I did not fail to perceive his change of tone.

I decided to press a trifle. “You are a dead man if we fight again. I can slap you, my two arms against your two. But I see in you some good you cannot see in yourself. Kregen would do ill to lose too many men like you, leemshead though you are.”

A growl ran around the packed men watching. I wondered what their reactions truly were, and then forced them out of my mind. Slaying for the sake of slaying is a pastime for the perverted, for the insane, for the kleeshes of two worlds.

He rallied. His blood dropped ever more rapidly upon the mosaics, making their colors blot with a more dreadful stain.

“And if I leave Djanduin, what is to become of my people of Hyr Khor?”

“They will be treated with honor. Hyr Khor is a part of Djanduin. If I am to be king I will not permit one part of Djanduin to set itself above another part.”

There might be explanations due to Kytun; he would get them.

Kov Nath sagged back. How near death he was without treatment we did not know, but he would not leave here until he had given his word.

He knew that. That subtle chink in his psychological armor, opened when he recognized he had met a man who could best him — and that man an apim! — widened more as he saw a way out. He forced himself to stand upright, panting now, the blood running, the sweat sparkling redly upon him. He threw the last djangir upon the floor.

“I accept! If I am to leave Djanduin, then it is to you, Dray Prescot, Lord of Strombor, that I pass on the Kovnate of Hyr Khor! To you I bestow Hyr Khor!”

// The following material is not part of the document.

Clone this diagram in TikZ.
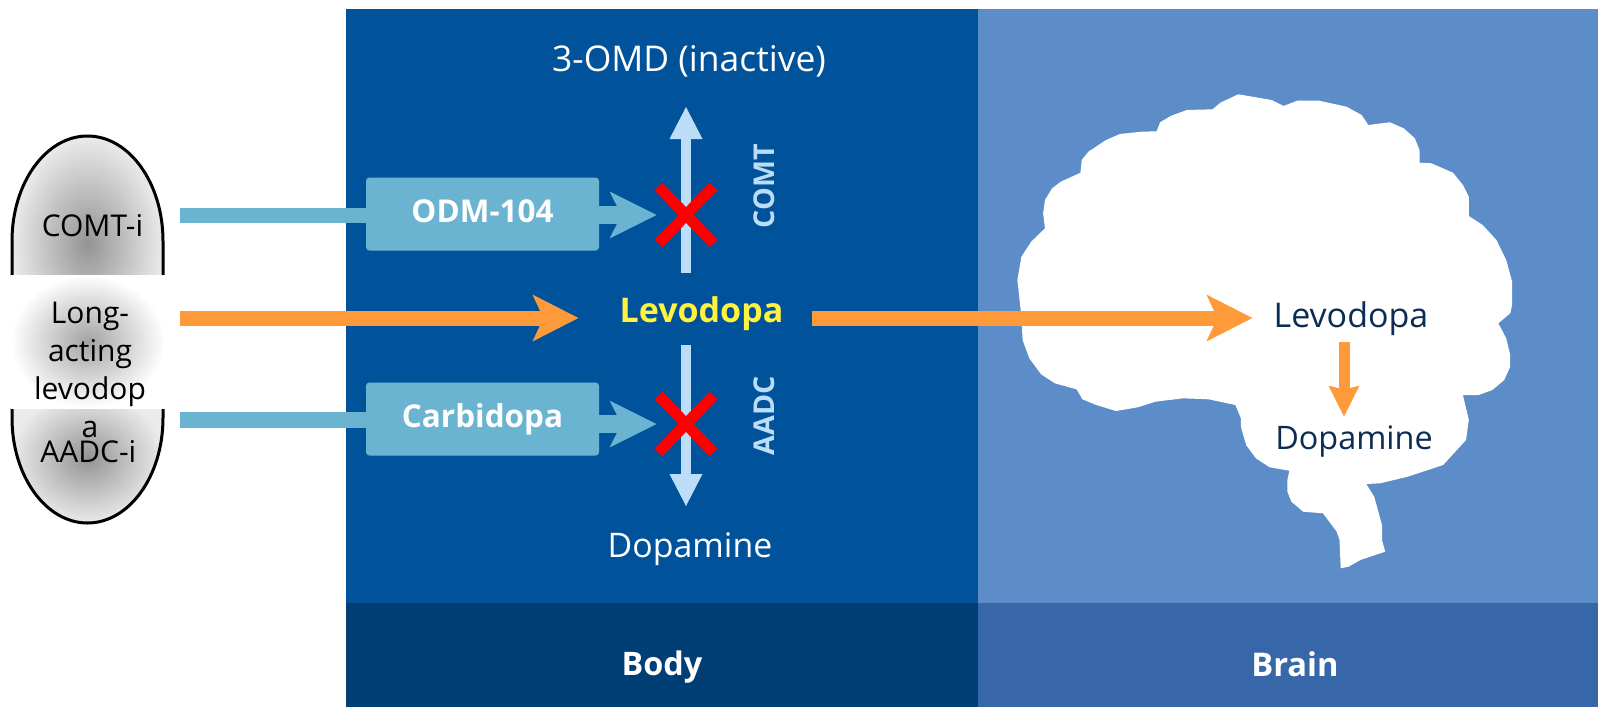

This was perfectly legal, although I fancied the little crippled girl with the Bolinas would have to be seriously consulted. But, too, I saw his cunning ruse. He would hand me his Kovnate of Hyr Khor and with it, he surmised, the enmity of his people, who would seek to revenge him upon me. I was prepared to accept anything to get this great gory, sweaty man out of here as safely as might be.